[Plotting code records]
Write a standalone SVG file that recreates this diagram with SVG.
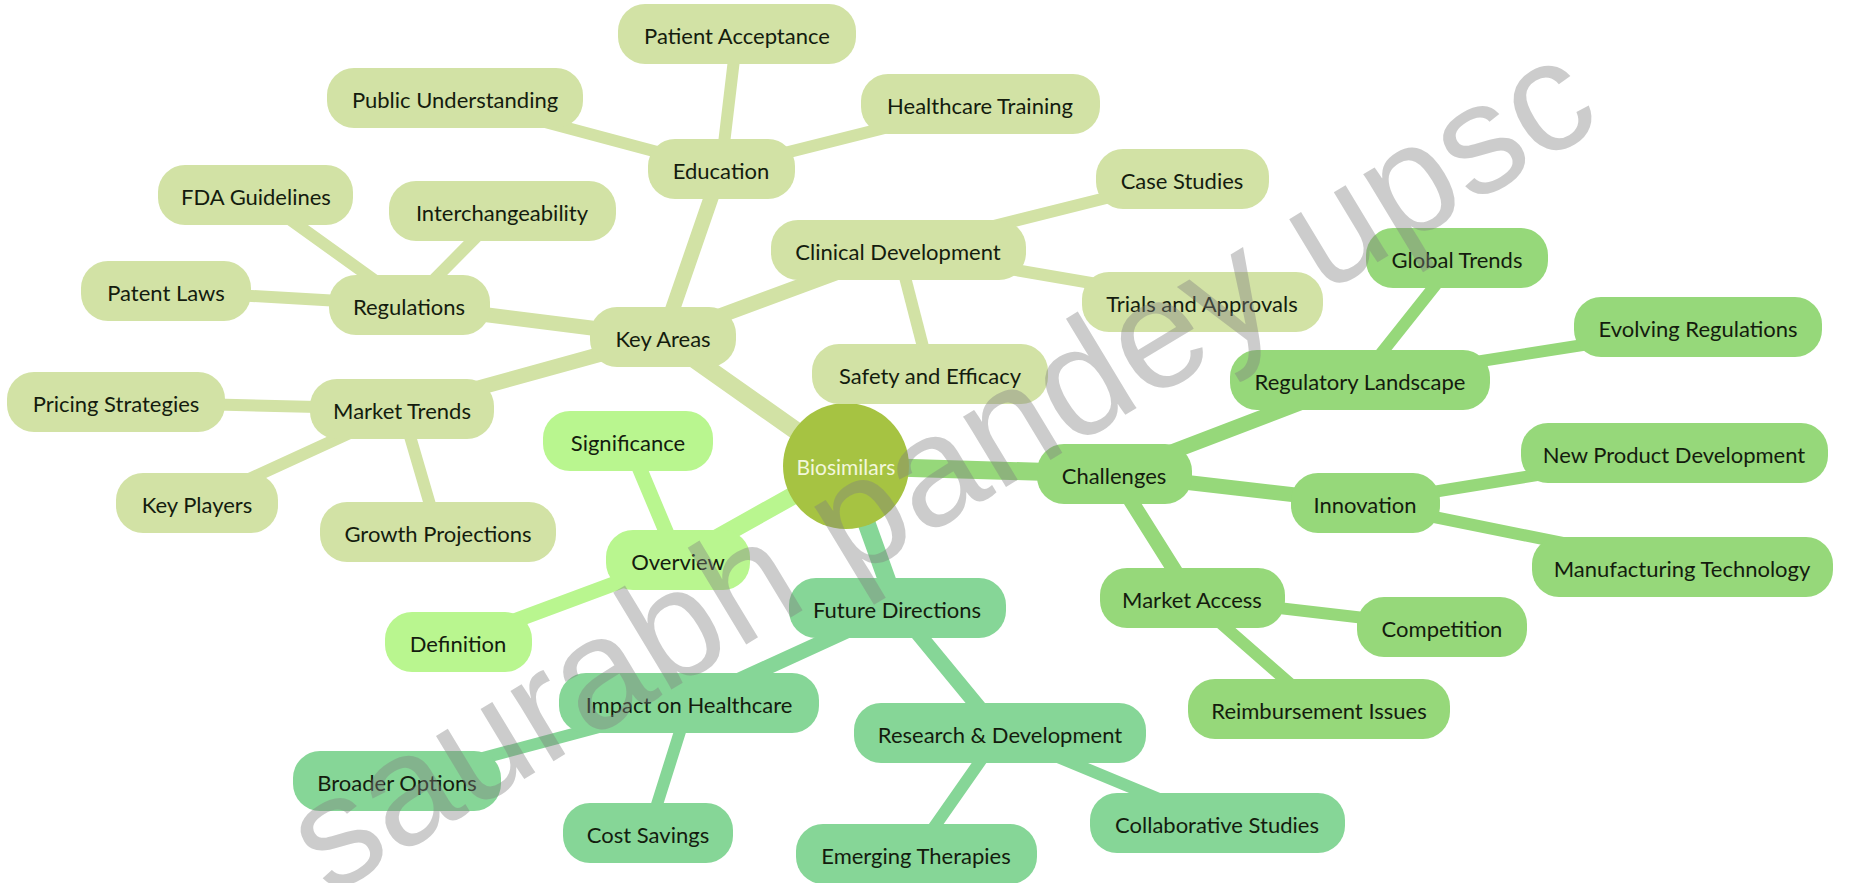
<svg xmlns="http://www.w3.org/2000/svg" width="1851" height="883" viewBox="0 0 1851 883">
<style>
text{font-family:Lato,"Open Sans","Liberation Sans",sans-serif;font-size:22px;fill:#141c0e;text-anchor:middle}
.ka rect{fill:#d2e2a5}
.ov rect{fill:#b9f68f}
.ch rect{fill:#96d87a}
.fd rect{fill:#86d697}
.e{fill:none;stroke-linecap:round}
.e1{stroke-width:18}
.e2{stroke-width:15}
.e3{stroke-width:12}
.cka{stroke:#d2e2a5}
.cov{stroke:#b9f68f}
.cch{stroke:#96d87a}
.cfd{stroke:#86d697}
.wm{font-family:"Liberation Sans",Arial,sans-serif;font-size:156px;fill:#7f7f7f;fill-opacity:0.4;text-anchor:start}
</style>
<rect width="1851" height="883" fill="#ffffff"/>
<g id="connectors">
<line class="e e1 cka" x1="846" y1="466" x2="663" y2="337"/>
<line class="e e1 cov" x1="846" y1="466" x2="678" y2="560"/>
<line class="e e1 cch" x1="846" y1="466" x2="1114" y2="474"/>
<line class="e e1 cfd" x1="846" y1="466" x2="897" y2="608"/>
<line class="e e2 cka" x1="663" y1="337" x2="721" y2="169"/>
<line class="e e2 cka" x1="663" y1="337" x2="409" y2="305"/>
<line class="e e2 cka" x1="663" y1="337" x2="402" y2="409"/>
<line class="e e2 cka" x1="663" y1="337" x2="898" y2="250"/>
<line class="e e3 cka" x1="721" y1="169" x2="737" y2="34"/>
<line class="e e3 cka" x1="721" y1="169" x2="455" y2="98"/>
<line class="e e3 cka" x1="721" y1="169" x2="980" y2="104"/>
<line class="e e3 cka" x1="409" y1="305" x2="256" y2="195"/>
<line class="e e3 cka" x1="409" y1="305" x2="502" y2="211"/>
<line class="e e3 cka" x1="409" y1="305" x2="166" y2="291"/>
<line class="e e3 cka" x1="402" y1="409" x2="116" y2="402"/>
<line class="e e3 cka" x1="402" y1="409" x2="197" y2="503"/>
<line class="e e3 cka" x1="402" y1="409" x2="438" y2="532"/>
<line class="e e3 cka" x1="898" y1="250" x2="1182" y2="179"/>
<line class="e e3 cka" x1="898" y1="250" x2="1202" y2="302"/>
<line class="e e3 cka" x1="898" y1="250" x2="930" y2="374"/>
<line class="e e2 cov" x1="678" y1="560" x2="628" y2="441"/>
<line class="e e2 cov" x1="678" y1="560" x2="458" y2="642"/>
<line class="e e2 cch" x1="1114" y1="474" x2="1360" y2="380"/>
<line class="e e2 cch" x1="1114" y1="474" x2="1365" y2="503"/>
<line class="e e2 cch" x1="1114" y1="474" x2="1192" y2="598"/>
<line class="e e3 cch" x1="1360" y1="380" x2="1457" y2="258"/>
<line class="e e3 cch" x1="1360" y1="380" x2="1698" y2="327"/>
<line class="e e3 cch" x1="1365" y1="503" x2="1674" y2="453"/>
<line class="e e3 cch" x1="1365" y1="503" x2="1682" y2="567"/>
<line class="e e3 cch" x1="1192" y1="598" x2="1442" y2="627"/>
<line class="e e3 cch" x1="1192" y1="598" x2="1319" y2="709"/>
<line class="e e2 cfd" x1="897" y1="608" x2="689" y2="703"/>
<line class="e e2 cfd" x1="897" y1="608" x2="1000" y2="733"/>
<line class="e e3 cfd" x1="689" y1="703" x2="397" y2="781"/>
<line class="e e3 cfd" x1="689" y1="703" x2="648" y2="833"/>
<line class="e e3 cfd" x1="1000" y1="733" x2="916" y2="853"/>
<line class="e e3 cfd" x1="1000" y1="733" x2="1217" y2="823"/>
</g>
<g id="n-biosimilars"><circle cx="846" cy="466" r="63" fill="#a6c342"/><text x="846" y="475" style="fill:#f2f7dc;font-size:21px">Biosimilars</text></g>
<g id="n-keyareas" class="ka"><rect x="590" y="307" width="146" height="60" rx="27"/><text x="663" y="347">Key Areas</text></g>
<g id="n-education" class="ka"><rect x="648" y="139" width="147" height="60" rx="27"/><text x="721" y="179">Education</text></g>
<g id="n-patientacceptance" class="ka"><rect x="618" y="4" width="238" height="60" rx="27"/><text x="737" y="44">Patient Acceptance</text></g>
<g id="n-publicunderstanding" class="ka"><rect x="327" y="68" width="256" height="60" rx="27"/><text x="455" y="108">Public Understanding</text></g>
<g id="n-healthcaretraining" class="ka"><rect x="861" y="74" width="239" height="60" rx="27"/><text x="980" y="114">Healthcare Training</text></g>
<g id="n-regulations" class="ka"><rect x="329" y="275" width="161" height="60" rx="27"/><text x="409" y="315">Regulations</text></g>
<g id="n-fdaguidelines" class="ka"><rect x="158" y="165" width="195" height="60" rx="27"/><text x="256" y="205">FDA Guidelines</text></g>
<g id="n-interchangeability" class="ka"><rect x="389" y="181" width="227" height="60" rx="27"/><text x="502" y="221">Interchangeability</text></g>
<g id="n-patentlaws" class="ka"><rect x="81" y="261" width="170" height="60" rx="27"/><text x="166" y="301">Patent Laws</text></g>
<g id="n-markettrends" class="ka"><rect x="310" y="379" width="184" height="60" rx="27"/><text x="402" y="419">Market Trends</text></g>
<g id="n-pricingstrategies" class="ka"><rect x="7" y="372" width="218" height="60" rx="27"/><text x="116" y="412">Pricing Strategies</text></g>
<g id="n-keyplayers" class="ka"><rect x="116" y="473" width="162" height="60" rx="27"/><text x="197" y="513">Key Players</text></g>
<g id="n-growthprojections" class="ka"><rect x="320" y="502" width="236" height="60" rx="27"/><text x="438" y="542">Growth Projections</text></g>
<g id="n-clinicaldevelopment" class="ka"><rect x="771" y="220" width="255" height="60" rx="27"/><text x="898" y="260">Clinical Development</text></g>
<g id="n-casestudies" class="ka"><rect x="1096" y="149" width="173" height="60" rx="27"/><text x="1182" y="189">Case Studies</text></g>
<g id="n-trialsandapprovals" class="ka"><rect x="1082" y="272" width="241" height="60" rx="27"/><text x="1202" y="312">Trials and Approvals</text></g>
<g id="n-safetyandefficacy" class="ka"><rect x="812" y="344" width="236" height="60" rx="27"/><text x="930" y="384">Safety and Efficacy</text></g>
<g id="n-overview" class="ov"><rect x="606" y="530" width="144" height="60" rx="27"/><text x="678" y="570">Overview</text></g>
<g id="n-significance" class="ov"><rect x="543" y="411" width="170" height="60" rx="27"/><text x="628" y="451">Significance</text></g>
<g id="n-definition" class="ov"><rect x="385" y="612" width="147" height="60" rx="27"/><text x="458" y="652">Definition</text></g>
<g id="n-challenges" class="ch"><rect x="1037" y="444" width="155" height="60" rx="27"/><text x="1114" y="484">Challenges</text></g>
<g id="n-regulatorylandscape" class="ch"><rect x="1230" y="350" width="260" height="60" rx="27"/><text x="1360" y="390">Regulatory Landscape</text></g>
<g id="n-globaltrends" class="ch"><rect x="1366" y="228" width="182" height="60" rx="27"/><text x="1457" y="268">Global Trends</text></g>
<g id="n-evolvingregulations" class="ch"><rect x="1574" y="297" width="248" height="60" rx="27"/><text x="1698" y="337">Evolving Regulations</text></g>
<g id="n-innovation" class="ch"><rect x="1291" y="473" width="149" height="60" rx="27"/><text x="1365" y="513">Innovation</text></g>
<g id="n-newproductdevelopment" class="ch"><rect x="1521" y="423" width="307" height="60" rx="27"/><text x="1674" y="463">New Product Development</text></g>
<g id="n-manufacturingtechnology" class="ch"><rect x="1532" y="537" width="301" height="60" rx="27"/><text x="1682" y="577">Manufacturing Technology</text></g>
<g id="n-marketaccess" class="ch"><rect x="1100" y="568" width="185" height="60" rx="27"/><text x="1192" y="608">Market Access</text></g>
<g id="n-competition" class="ch"><rect x="1357" y="597" width="170" height="60" rx="27"/><text x="1442" y="637">Competition</text></g>
<g id="n-reimbursementissues" class="ch"><rect x="1188" y="679" width="262" height="60" rx="27"/><text x="1319" y="719">Reimbursement Issues</text></g>
<g id="n-futuredirections" class="fd"><rect x="789" y="578" width="217" height="60" rx="27"/><text x="897" y="618">Future Directions</text></g>
<g id="n-impactonhealthcare" class="fd"><rect x="559" y="673" width="260" height="60" rx="27"/><text x="689" y="713">Impact on Healthcare</text></g>
<g id="n-broaderoptions" class="fd"><rect x="293" y="751" width="208" height="60" rx="27"/><text x="397" y="791">Broader Options</text></g>
<g id="n-costsavings" class="fd"><rect x="563" y="803" width="170" height="60" rx="27"/><text x="648" y="843">Cost Savings</text></g>
<g id="n-researchdevelopment" class="fd"><rect x="854" y="703" width="292" height="60" rx="27"/><text x="1000" y="743">Research &amp; Development</text></g>
<g id="n-emergingtherapies" class="fd"><rect x="796" y="824" width="241" height="60" rx="27"/><text x="916" y="864">Emerging Therapies</text></g>
<g id="n-collaborativestudies" class="fd"><rect x="1090" y="793" width="255" height="60" rx="27"/><text x="1217" y="833">Collaborative Studies</text></g>
<g id="watermark"><text class="wm" x="329" y="897" transform="rotate(-31.2 329 897)">saurabh pandey upsc</text></g>
</svg>
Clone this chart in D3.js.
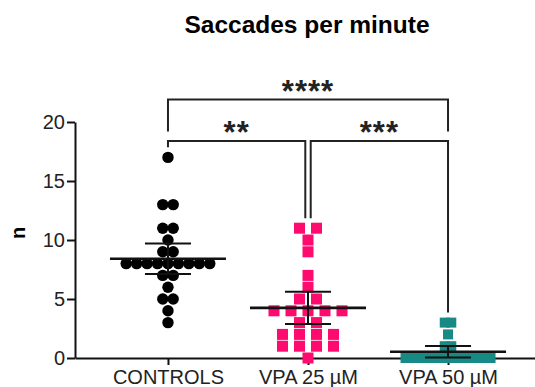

--- OBJECTIVE ---
Only the number is wanted: how many lines in the preceding entries hold the string "this"?

--- OUTPUT ---
2